- **EXERCISE INSTRUCTIONS**: Look for the string "page" in the lines and copy each line that has it.

- **MATERIAL PROVIDED**:
--*--
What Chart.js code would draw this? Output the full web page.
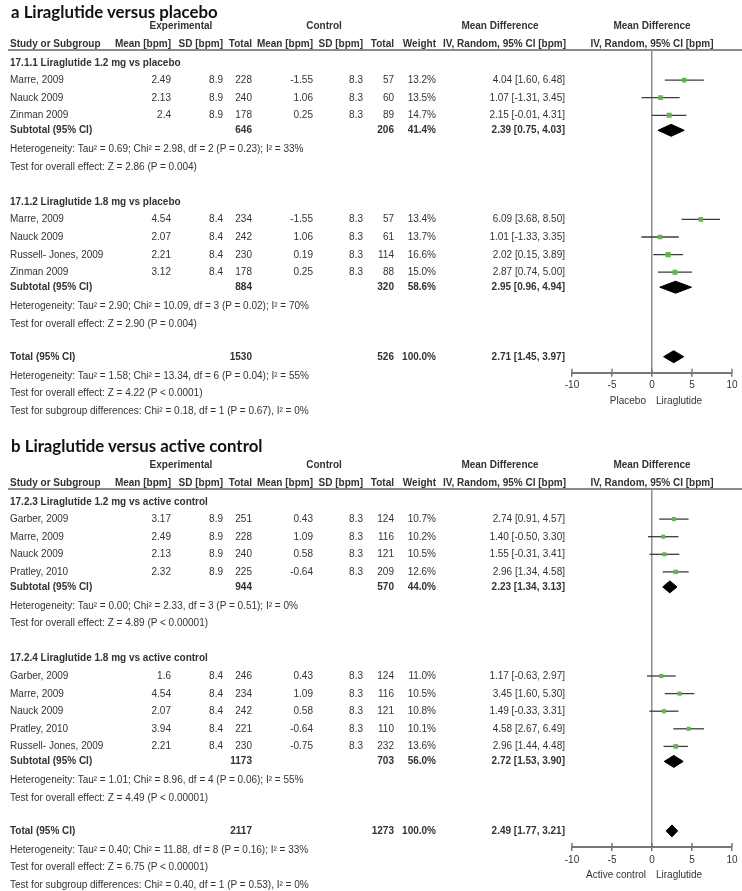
<!DOCTYPE html>
<html>
<head>
<meta charset="utf-8">
<script src="https://cdn.jsdelivr.net/npm/chart.js@4.4.1/dist/chart.umd.min.js"></script>
<style>
  body { margin: 0; background: #fff; }
  #page { position: relative; width: 742px; height: 891px; overflow: hidden;
          font-family: "Liberation Sans", Arial, sans-serif; font-size: 10px; color: #333; }
  .panel { position: absolute; left: 0; width: 742px; }
  .panel canvas { position: absolute; left: 0; top: 0; }
  .t { position: absolute; white-space: nowrap; line-height: 12px; }
  .b { font-weight: bold; }
  .r { transform: translateX(-100%); }
  .c { transform: translateX(-50%); }
  .title { position: absolute; left: 11px; white-space: nowrap; font-family: Lato, "Open Sans", sans-serif;
           font-weight: bold; color: #111; line-height: 1; }
  .rule { position: absolute; left: 8px; right: 0; height: 2px; background: #8c8c8c; }
</style>
</head>
<body>
<div id="page"></div>
<script>
// axis of the forest plots
var axisTicks = [-10, -5, 0, 5, 10];

// ---- a: liraglutide vs placebo ----
var aTitle = 'a Liraglutide versus placebo';
var aFavours = ['Placebo', 'Liraglutide'];
var aGroupNames = ['17.1.1 Liraglutide 1.2 mg vs placebo', '17.1.2 Liraglutide 1.8 mg vs placebo'];
var aGroup   = [0, 0, 0, 1, 1, 1, 1];
var aStudy   = ['Marre, 2009', 'Nauck 2009', 'Zinman 2009', 'Marre, 2009', 'Nauck 2009', 'Russell- Jones, 2009', 'Zinman 2009'];
var aExpMean = [2.49, 2.13, 2.4, 4.54, 2.07, 2.21, 3.12];
var aExpSD   = [8.9, 8.9, 8.9, 8.4, 8.4, 8.4, 8.4];
var aExpN    = [228, 240, 178, 234, 242, 230, 178];
var aCtlMean = [-1.55, 1.06, 0.25, -1.55, 1.06, 0.19, 0.25];
var aCtlSD   = [8.3, 8.3, 8.3, 8.3, 8.3, 8.3, 8.3];
var aCtlN    = [57, 60, 89, 57, 61, 114, 88];
var aWeight  = [13.2, 13.5, 14.7, 13.4, 13.7, 16.6, 15.0];
var aMD      = [4.04, 1.07, 2.15, 6.09, 1.01, 2.02, 2.87];
var aLo      = [1.60, -1.31, -0.01, 3.68, -1.33, 0.15, 0.74];
var aHi      = [6.48, 3.45, 4.31, 8.50, 3.35, 3.89, 5.00];
var aSubExpN   = [646, 884];
var aSubCtlN   = [206, 320];
var aSubWeight = [41.4, 58.6];
var aSubMD     = [2.39, 2.95];
var aSubLo     = [0.75, 0.96];
var aSubHi     = [4.03, 4.94];
var aSubHet  = ['Heterogeneity: Tau² = 0.69; Chi² = 2.98, df = 2 (P = 0.23); I² = 33%',
                'Heterogeneity: Tau² = 2.90; Chi² = 10.09, df = 3 (P = 0.02); I² = 70%'];
var aSubTest = ['Test for overall effect: Z = 2.86 (P = 0.004)',
                'Test for overall effect: Z = 2.90 (P = 0.004)'];
var aTot     = [1530, 526, 100.0, 2.71, 1.45, 3.97];   // exp N, ctl N, weight, MD, lo, hi
var aTotText = ['Heterogeneity: Tau² = 1.58; Chi² = 13.34, df = 6 (P = 0.04); I² = 55%',
                'Test for overall effect: Z = 4.22 (P < 0.0001)',
                'Test for subgroup differences: Chi² = 0.18, df = 1 (P = 0.67), I² = 0%'];

// ---- b: liraglutide vs active control ----
var bTitle = 'b Liraglutide versus active control';
var bFavours = ['Active control', 'Liraglutide'];
var bGroupNames = ['17.2.3 Liraglutide 1.2 mg vs active control', '17.2.4 Liraglutide 1.8 mg vs active control'];
var bGroup   = [0, 0, 0, 0, 1, 1, 1, 1, 1];
var bStudy   = ['Garber, 2009', 'Marre, 2009', 'Nauck 2009', 'Pratley, 2010',
                'Garber, 2009', 'Marre, 2009', 'Nauck 2009', 'Pratley, 2010', 'Russell- Jones, 2009'];
var bExpMean = [3.17, 2.49, 2.13, 2.32, 1.6, 4.54, 2.07, 3.94, 2.21];
var bExpSD   = [8.9, 8.9, 8.9, 8.9, 8.4, 8.4, 8.4, 8.4, 8.4];
var bExpN    = [251, 228, 240, 225, 246, 234, 242, 221, 230];
var bCtlMean = [0.43, 1.09, 0.58, -0.64, 0.43, 1.09, 0.58, -0.64, -0.75];
var bCtlSD   = [8.3, 8.3, 8.3, 8.3, 8.3, 8.3, 8.3, 8.3, 8.3];
var bCtlN    = [124, 116, 121, 209, 124, 116, 121, 110, 232];
var bWeight  = [10.7, 10.2, 10.5, 12.6, 11.0, 10.5, 10.8, 10.1, 13.6];
var bMD      = [2.74, 1.40, 1.55, 2.96, 1.17, 3.45, 1.49, 4.58, 2.96];
var bLo      = [0.91, -0.50, -0.31, 1.34, -0.63, 1.60, -0.33, 2.67, 1.44];
var bHi      = [4.57, 3.30, 3.41, 4.58, 2.97, 5.30, 3.31, 6.49, 4.48];
var bSubExpN   = [944, 1173];
var bSubCtlN   = [570, 703];
var bSubWeight = [44.0, 56.0];
var bSubMD     = [2.23, 2.72];
var bSubLo     = [1.34, 1.53];
var bSubHi     = [3.13, 3.90];
var bSubHet  = ['Heterogeneity: Tau² = 0.00; Chi² = 2.33, df = 3 (P = 0.51); I² = 0%',
                'Heterogeneity: Tau² = 1.01; Chi² = 8.96, df = 4 (P = 0.06); I² = 55%'];
var bSubTest = ['Test for overall effect: Z = 4.89 (P < 0.00001)',
                'Test for overall effect: Z = 4.49 (P < 0.00001)'];
var bTot     = [2117, 1273, 100.0, 2.49, 1.77, 3.21];
var bTotText = ['Heterogeneity: Tau² = 0.40; Chi² = 11.88, df = 8 (P = 0.16); I² = 33%',
                'Test for overall effect: Z = 6.75 (P < 0.00001)',
                'Test for subgroup differences: Chi² = 0.40, df = 1 (P = 0.53), I² = 0%'];

// column x positions (right edge unless noted)
var COL = { name: 10, expMean: 171, expSD: 223, expN: 252, ctlMean: 313, ctlSD: 363, ctlN: 394,
            weight: 436, ci: 565, mdHead: 500, ciHead: 566, plotHead: 652, plotL: 572, plotR: 732 };
// vertical gaps between row kinds
var GAP = { first: 12.5, study: 17.6, subtotal: 15, het: 19, test: 17.5, section: 35, total: 33 };

var page = document.getElementById('page');
var titleSize = (function () {
    var ctx = document.createElement('canvas').getContext('2d');
    ctx.font = 'bold 20px Lato';
    return 20 * 207 / ctx.measureText(aTitle).width;
})();

// tick marks reaching above the axis line too
var upTicks = {
    id: 'upTicks',
    afterDraw: function (chart) {
        var s = chart.scales.x, c = chart.ctx, y = chart.chartArea.bottom;
        c.save();
        c.strokeStyle = '#777';
        c.lineWidth = 1.5;
        s.ticks.forEach(function (t) {
            var x = s.getPixelForValue(t.value);
            c.beginPath(); c.moveTo(x, y - 4); c.lineTo(x, y); c.stroke();
        });
        c.restore();
    }
};

function ci(m, lo, hi) {
    return m.toFixed(2) + ' [' + lo.toFixed(2) + ', ' + hi.toFixed(2) + ']';
}

function buildPanel(p, top, height, titleBase) {
    var el = document.createElement('div');
    el.className = 'panel';
    el.style.top = top + 'px';
    el.style.height = height + 'px';
    page.appendChild(el);
    var cv = document.createElement('canvas');
    cv.width = 742; cv.height = height;
    el.appendChild(cv);

    function txt(s, x, y, align, bold) {
        var d = document.createElement('div');
        d.className = 't' + (align == 'r' ? ' r' : align == 'c' ? ' c' : '') + (bold ? ' b' : '');
        d.style.left = x + 'px';
        d.style.top = (y - 6) + 'px';
        d.textContent = s;
        el.appendChild(d);
    }

    var tt = document.createElement('div');
    tt.className = 'title';
    tt.style.fontSize = titleSize.toFixed(2) + 'px';
    tt.style.top = (titleBase - 0.887 * titleSize) + 'px';
    tt.textContent = p.title;
    el.appendChild(tt);

    txt('Experimental', 181, 26, 'c', true);
    txt('Control', 324, 26, 'c', true);
    txt('Mean Difference', COL.mdHead, 26, 'c', true);
    txt('Mean Difference', COL.plotHead, 26, 'c', true);
    txt('Study or Subgroup', COL.name, 44, 'l', true);
    txt('Mean [bpm]', COL.expMean, 44, 'r', true);
    txt('SD [bpm]', COL.expSD, 44, 'r', true);
    txt('Total', COL.expN, 44, 'r', true);
    txt('Mean [bpm]', COL.ctlMean, 44, 'r', true);
    txt('SD [bpm]', COL.ctlSD, 44, 'r', true);
    txt('Total', COL.ctlN, 44, 'r', true);
    txt('Weight', COL.weight, 44, 'r', true);
    txt('IV, Random, 95% CI [bpm]', COL.ciHead, 44, 'r', true);
    txt('IV, Random, 95% CI [bpm]', COL.plotHead, 44, 'c', true);
    var lineY = 50;
    var rule = document.createElement('div');
    rule.className = 'rule';
    rule.style.top = (lineY - 1) + 'px';
    el.appendChild(rule);

    var ciLines = [], squares = [], diamonds = [];
    var y = lineY;
    for (var g = 0; g < p.groupNames.length; g++) {
        y += g == 0 ? GAP.first : GAP.section;
        txt(p.groupNames[g], COL.name, y, 'l', true);
        for (var i = 0; i < p.study.length; i++) {
            if (p.group[i] != g) continue;
            y += GAP.study;
            txt(p.study[i], COL.name, y, 'l');
            txt(String(p.expMean[i]), COL.expMean, y, 'r');
            txt(String(p.expSD[i]), COL.expSD, y, 'r');
            txt(String(p.expN[i]), COL.expN, y, 'r');
            txt(String(p.ctlMean[i]), COL.ctlMean, y, 'r');
            txt(String(p.ctlSD[i]), COL.ctlSD, y, 'r');
            txt(String(p.ctlN[i]), COL.ctlN, y, 'r');
            txt(p.weight[i].toFixed(1) + '%', COL.weight, y, 'r');
            txt(ci(p.md[i], p.lo[i], p.hi[i]), COL.ci, y, 'r');
            ciLines.push({ lo: p.lo[i], hi: p.hi[i], y: y });
            squares.push({ x: p.md[i], y: y, w: p.weight[i] });
        }
        y += GAP.subtotal;
        txt('Subtotal (95% CI)', COL.name, y, 'l', true);
        txt(String(p.subExpN[g]), COL.expN, y, 'r', true);
        txt(String(p.subCtlN[g]), COL.ctlN, y, 'r', true);
        txt(p.subWeight[g].toFixed(1) + '%', COL.weight, y, 'r', true);
        txt(ci(p.subMD[g], p.subLo[g], p.subHi[g]), COL.ci, y, 'r', true);
        diamonds.push({ lo: p.subLo[g], md: p.subMD[g], hi: p.subHi[g], y: y, h: 6 });
        y += GAP.het;
        txt(p.subHet[g], COL.name, y, 'l');
        y += GAP.test;
        txt(p.subTest[g], COL.name, y, 'l');
    }
    y += GAP.total;
    var t = p.tot;
    txt('Total (95% CI)', COL.name, y, 'l', true);
    txt(String(t[0]), COL.expN, y, 'r', true);
    txt(String(t[1]), COL.ctlN, y, 'r', true);
    txt(t[2].toFixed(1) + '%', COL.weight, y, 'r', true);
    txt(ci(t[3], t[4], t[5]), COL.ci, y, 'r', true);
    diamonds.push({ lo: t[4], md: t[3], hi: t[5], y: y, h: 6 });
    var axisY = y + 16;
    y += GAP.het;  txt(p.totText[0], COL.name, y, 'l');
    y += GAP.test; txt(p.totText[1], COL.name, y, 'l');
    y += GAP.test; txt(p.totText[2], COL.name, y, 'l');
    txt(p.favours[0], COL.plotHead - 6, axisY + 28, 'r');
    txt(p.favours[1], COL.plotHead + 4, axisY + 28, 'l');

    var datasets = [];
    ciLines.forEach(function (m) {
        datasets.push({ data: [{ x: m.lo, y: m.y }, { x: m.hi, y: m.y }], showLine: true,
            borderColor: '#3c3c3c', borderWidth: 1.3, pointRadius: 0, order: 2 });
    });
    datasets.push({ data: squares.map(function (m) { return { x: m.x, y: m.y }; }),
        pointStyle: 'rect', pointRadius: squares.map(function (m) { return 3.3 * Math.sqrt(m.w / 13.5); }),
        backgroundColor: '#62b54d', borderWidth: 0, order: 0 });
    diamonds.forEach(function (m) {
        datasets.push({ data: [{ x: m.lo, y: m.y }, { x: m.md, y: m.y - m.h }, { x: m.hi, y: m.y },
                               { x: m.md, y: m.y + m.h }, { x: m.lo, y: m.y }],
            showLine: true, fill: 'shape', backgroundColor: '#000', borderColor: '#000',
            borderWidth: 1, pointRadius: 0, tension: 0, order: 1 });
    });

    var axisH = 22;
    new Chart(cv, {
        type: 'scatter',
        data: { datasets: datasets },
        plugins: [upTicks],
        options: {
            responsive: false,
            animation: false,
            layout: { padding: { left: COL.plotL, right: 742 - COL.plotR, top: lineY, bottom: height - axisY - axisH } },
            scales: {
                x: {
                    type: 'linear',
                    min: axisTicks[0],
                    max: axisTicks[axisTicks.length - 1],
                    afterFit: function (s) { s.height = axisH; },
                    ticks: { stepSize: axisTicks[1] - axisTicks[0], color: '#333', padding: 3, maxRotation: 0,
                             font: { family: 'Liberation Sans', size: 10 } },
                    grid: {
                        color: function (c) { return c.tick && c.tick.value === 0 ? '#8c8c8c' : 'rgba(0,0,0,0)'; },
                        lineWidth: 1.5,
                        tickColor: '#777',
                        tickWidth: 1.5,
                        tickLength: 4
                    },
                    border: { color: '#777', width: 2 }
                },
                y: { type: 'linear', display: false, reverse: true, min: lineY, max: axisY }
            },
            plugins: { legend: { display: false }, tooltip: { enabled: false } }
        }
    });
}

buildPanel({ title: aTitle, favours: aFavours, groupNames: aGroupNames, group: aGroup, study: aStudy,
    expMean: aExpMean, expSD: aExpSD, expN: aExpN, ctlMean: aCtlMean, ctlSD: aCtlSD, ctlN: aCtlN,
    weight: aWeight, md: aMD, lo: aLo, hi: aHi, subExpN: aSubExpN, subCtlN: aSubCtlN, subWeight: aSubWeight,
    subMD: aSubMD, subLo: aSubLo, subHi: aSubHi, subHet: aSubHet, subTest: aSubTest, tot: aTot, totText: aTotText }, 0, 430, 19);
buildPanel({ title: bTitle, favours: bFavours, groupNames: bGroupNames, group: bGroup, study: bStudy,
    expMean: bExpMean, expSD: bExpSD, expN: bExpN, ctlMean: bCtlMean, ctlSD: bCtlSD, ctlN: bCtlN,
    weight: bWeight, md: bMD, lo: bLo, hi: bHi, subExpN: bSubExpN, subCtlN: bSubCtlN, subWeight: bSubWeight,
    subMD: bSubMD, subLo: bSubLo, subHi: bSubHi, subHet: bSubHet, subTest: bSubTest, tot: bTot, totText: bTotText }, 439, 452, 14);
</script>
</body>
</html>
--*--
- **RESULT OF THIS EXERCISE**:
What Chart.js code would draw this? Output the full web page.
  #page { position: relative; width: 742px; height: 891px; overflow: hidden;
<div id="page"></div>
var page = document.getElementById('page');
    page.appendChild(el);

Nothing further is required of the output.